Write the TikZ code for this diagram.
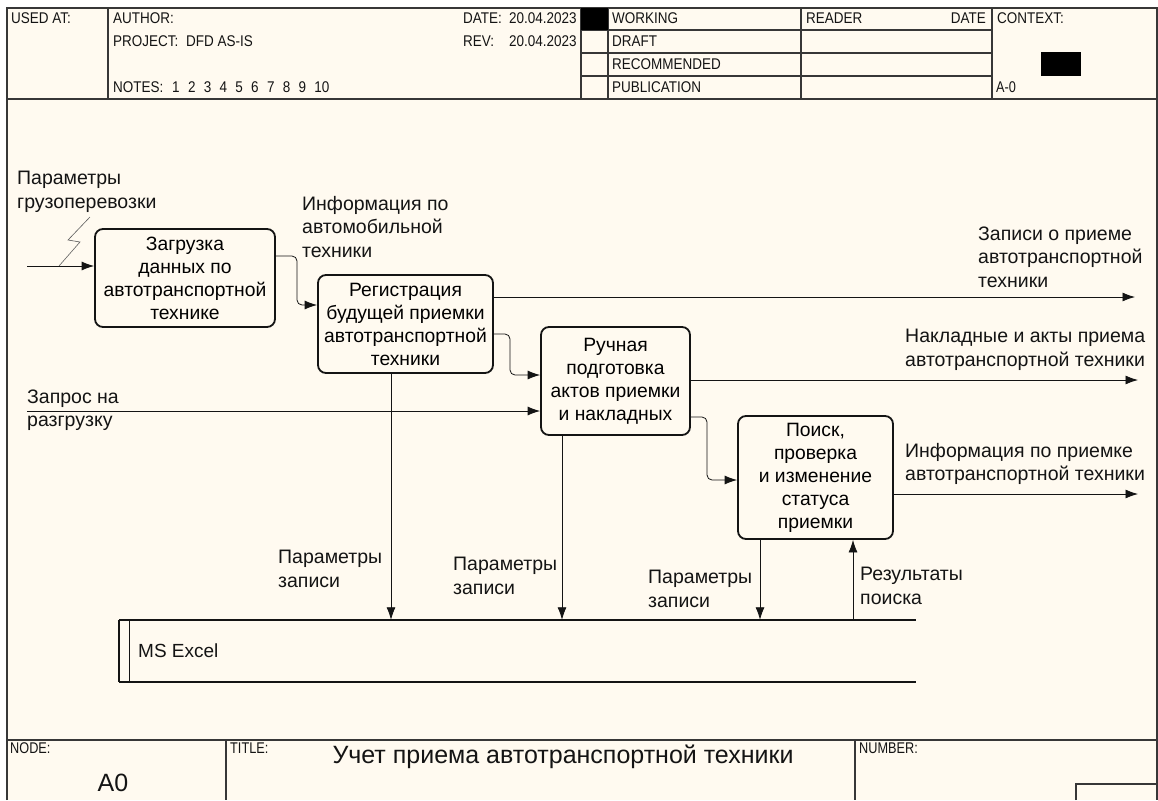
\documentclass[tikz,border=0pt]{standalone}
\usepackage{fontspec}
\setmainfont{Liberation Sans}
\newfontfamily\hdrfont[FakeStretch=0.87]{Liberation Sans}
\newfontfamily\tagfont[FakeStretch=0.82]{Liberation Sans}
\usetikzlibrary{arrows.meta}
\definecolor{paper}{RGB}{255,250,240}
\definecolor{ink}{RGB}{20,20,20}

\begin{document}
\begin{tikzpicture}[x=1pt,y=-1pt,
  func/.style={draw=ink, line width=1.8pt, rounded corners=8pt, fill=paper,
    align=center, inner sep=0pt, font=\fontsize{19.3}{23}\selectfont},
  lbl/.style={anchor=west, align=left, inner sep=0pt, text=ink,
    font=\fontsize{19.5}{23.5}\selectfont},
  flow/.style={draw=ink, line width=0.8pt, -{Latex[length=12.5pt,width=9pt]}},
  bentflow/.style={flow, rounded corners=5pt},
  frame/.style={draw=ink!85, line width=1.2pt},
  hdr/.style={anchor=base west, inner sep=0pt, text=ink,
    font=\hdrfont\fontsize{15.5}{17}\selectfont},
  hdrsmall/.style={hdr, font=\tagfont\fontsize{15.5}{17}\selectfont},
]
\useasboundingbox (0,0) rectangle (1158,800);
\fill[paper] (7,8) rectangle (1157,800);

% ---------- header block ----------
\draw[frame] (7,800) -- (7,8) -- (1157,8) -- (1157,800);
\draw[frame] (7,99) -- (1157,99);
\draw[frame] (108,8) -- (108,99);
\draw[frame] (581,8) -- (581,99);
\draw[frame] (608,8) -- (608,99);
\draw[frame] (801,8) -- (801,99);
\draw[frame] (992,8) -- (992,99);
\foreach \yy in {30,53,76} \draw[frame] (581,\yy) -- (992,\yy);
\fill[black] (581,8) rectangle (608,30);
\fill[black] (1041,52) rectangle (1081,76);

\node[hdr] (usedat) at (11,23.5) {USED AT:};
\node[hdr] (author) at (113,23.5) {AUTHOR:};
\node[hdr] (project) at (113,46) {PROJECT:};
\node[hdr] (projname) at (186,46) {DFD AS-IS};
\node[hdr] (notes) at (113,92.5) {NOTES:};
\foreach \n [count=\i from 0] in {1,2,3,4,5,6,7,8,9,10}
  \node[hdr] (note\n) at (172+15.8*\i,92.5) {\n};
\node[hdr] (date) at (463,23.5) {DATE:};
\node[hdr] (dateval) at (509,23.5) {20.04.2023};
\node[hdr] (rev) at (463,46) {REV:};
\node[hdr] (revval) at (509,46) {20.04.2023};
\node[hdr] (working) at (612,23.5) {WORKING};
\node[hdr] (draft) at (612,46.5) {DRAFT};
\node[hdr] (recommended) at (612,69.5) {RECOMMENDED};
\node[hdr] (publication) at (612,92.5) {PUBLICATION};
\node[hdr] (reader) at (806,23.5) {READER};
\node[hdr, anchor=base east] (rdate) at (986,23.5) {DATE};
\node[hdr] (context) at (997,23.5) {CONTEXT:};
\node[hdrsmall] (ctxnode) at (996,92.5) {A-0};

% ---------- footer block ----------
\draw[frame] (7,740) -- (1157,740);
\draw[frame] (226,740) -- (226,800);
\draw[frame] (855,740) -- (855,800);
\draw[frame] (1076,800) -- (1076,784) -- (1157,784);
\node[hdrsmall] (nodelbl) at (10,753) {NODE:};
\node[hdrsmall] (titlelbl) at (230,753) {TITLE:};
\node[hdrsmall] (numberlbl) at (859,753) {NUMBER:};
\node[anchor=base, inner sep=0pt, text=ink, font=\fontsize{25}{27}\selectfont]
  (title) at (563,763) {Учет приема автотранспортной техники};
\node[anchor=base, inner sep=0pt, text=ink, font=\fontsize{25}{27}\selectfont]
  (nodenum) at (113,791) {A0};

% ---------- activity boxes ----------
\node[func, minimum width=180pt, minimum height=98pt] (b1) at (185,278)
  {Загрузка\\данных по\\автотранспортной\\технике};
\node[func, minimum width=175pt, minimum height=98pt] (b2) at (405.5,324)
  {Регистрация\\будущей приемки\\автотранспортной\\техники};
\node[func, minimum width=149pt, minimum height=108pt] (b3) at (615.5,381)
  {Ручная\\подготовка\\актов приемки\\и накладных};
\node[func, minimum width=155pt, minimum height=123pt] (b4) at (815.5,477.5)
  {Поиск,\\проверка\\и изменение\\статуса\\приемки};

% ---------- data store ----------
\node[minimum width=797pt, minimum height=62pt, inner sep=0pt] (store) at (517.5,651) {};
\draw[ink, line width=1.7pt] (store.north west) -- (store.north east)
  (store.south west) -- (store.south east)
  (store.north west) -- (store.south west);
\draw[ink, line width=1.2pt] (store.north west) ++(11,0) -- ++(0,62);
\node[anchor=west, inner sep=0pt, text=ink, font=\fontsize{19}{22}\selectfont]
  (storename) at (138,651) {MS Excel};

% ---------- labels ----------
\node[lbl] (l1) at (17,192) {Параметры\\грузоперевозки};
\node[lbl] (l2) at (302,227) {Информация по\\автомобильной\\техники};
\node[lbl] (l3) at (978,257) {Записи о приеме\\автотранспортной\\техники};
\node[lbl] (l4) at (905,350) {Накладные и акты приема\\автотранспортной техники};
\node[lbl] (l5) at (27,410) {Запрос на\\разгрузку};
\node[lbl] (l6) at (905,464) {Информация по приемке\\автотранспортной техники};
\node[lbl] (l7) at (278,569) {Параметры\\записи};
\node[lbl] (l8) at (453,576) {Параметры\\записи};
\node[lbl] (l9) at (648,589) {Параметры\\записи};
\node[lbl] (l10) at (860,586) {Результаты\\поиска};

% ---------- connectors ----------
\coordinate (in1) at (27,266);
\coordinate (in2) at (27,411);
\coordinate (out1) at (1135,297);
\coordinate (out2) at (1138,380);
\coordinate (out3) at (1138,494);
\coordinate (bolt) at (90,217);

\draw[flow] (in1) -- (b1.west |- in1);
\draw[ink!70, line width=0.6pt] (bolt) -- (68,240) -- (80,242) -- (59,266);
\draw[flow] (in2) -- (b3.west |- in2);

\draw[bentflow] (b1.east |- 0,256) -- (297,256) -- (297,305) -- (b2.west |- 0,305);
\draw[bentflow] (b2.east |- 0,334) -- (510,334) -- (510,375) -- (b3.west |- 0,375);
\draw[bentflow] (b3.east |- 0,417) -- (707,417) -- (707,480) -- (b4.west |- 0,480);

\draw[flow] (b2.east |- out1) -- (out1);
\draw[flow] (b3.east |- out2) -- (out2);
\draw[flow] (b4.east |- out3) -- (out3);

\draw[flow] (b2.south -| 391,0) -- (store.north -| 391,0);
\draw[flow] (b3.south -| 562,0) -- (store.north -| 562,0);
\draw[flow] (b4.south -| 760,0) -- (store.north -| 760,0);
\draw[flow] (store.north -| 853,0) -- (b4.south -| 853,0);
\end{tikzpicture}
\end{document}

-- What you have to do --
In the data above, please extract the lines from the first one through the line with "(7,8) rectangle (1157,800);", exactly, and keep pictures out.

-- Finished exercise --
Write the TikZ code for this diagram.
\documentclass[tikz,border=0pt]{standalone}
\usepackage{fontspec}
\setmainfont{Liberation Sans}
\newfontfamily\hdrfont[FakeStretch=0.87]{Liberation Sans}
\newfontfamily\tagfont[FakeStretch=0.82]{Liberation Sans}
\usetikzlibrary{arrows.meta}
\definecolor{paper}{RGB}{255,250,240}
\definecolor{ink}{RGB}{20,20,20}

\begin{document}
\begin{tikzpicture}[x=1pt,y=-1pt,
  func/.style={draw=ink, line width=1.8pt, rounded corners=8pt, fill=paper,
    align=center, inner sep=0pt, font=\fontsize{19.3}{23}\selectfont},
  lbl/.style={anchor=west, align=left, inner sep=0pt, text=ink,
    font=\fontsize{19.5}{23.5}\selectfont},
  flow/.style={draw=ink, line width=0.8pt, -{Latex[length=12.5pt,width=9pt]}},
  bentflow/.style={flow, rounded corners=5pt},
  frame/.style={draw=ink!85, line width=1.2pt},
  hdr/.style={anchor=base west, inner sep=0pt, text=ink,
    font=\hdrfont\fontsize{15.5}{17}\selectfont},
  hdrsmall/.style={hdr, font=\tagfont\fontsize{15.5}{17}\selectfont},
]
\useasboundingbox (0,0) rectangle (1158,800);
\fill[paper] (7,8) rectangle (1157,800);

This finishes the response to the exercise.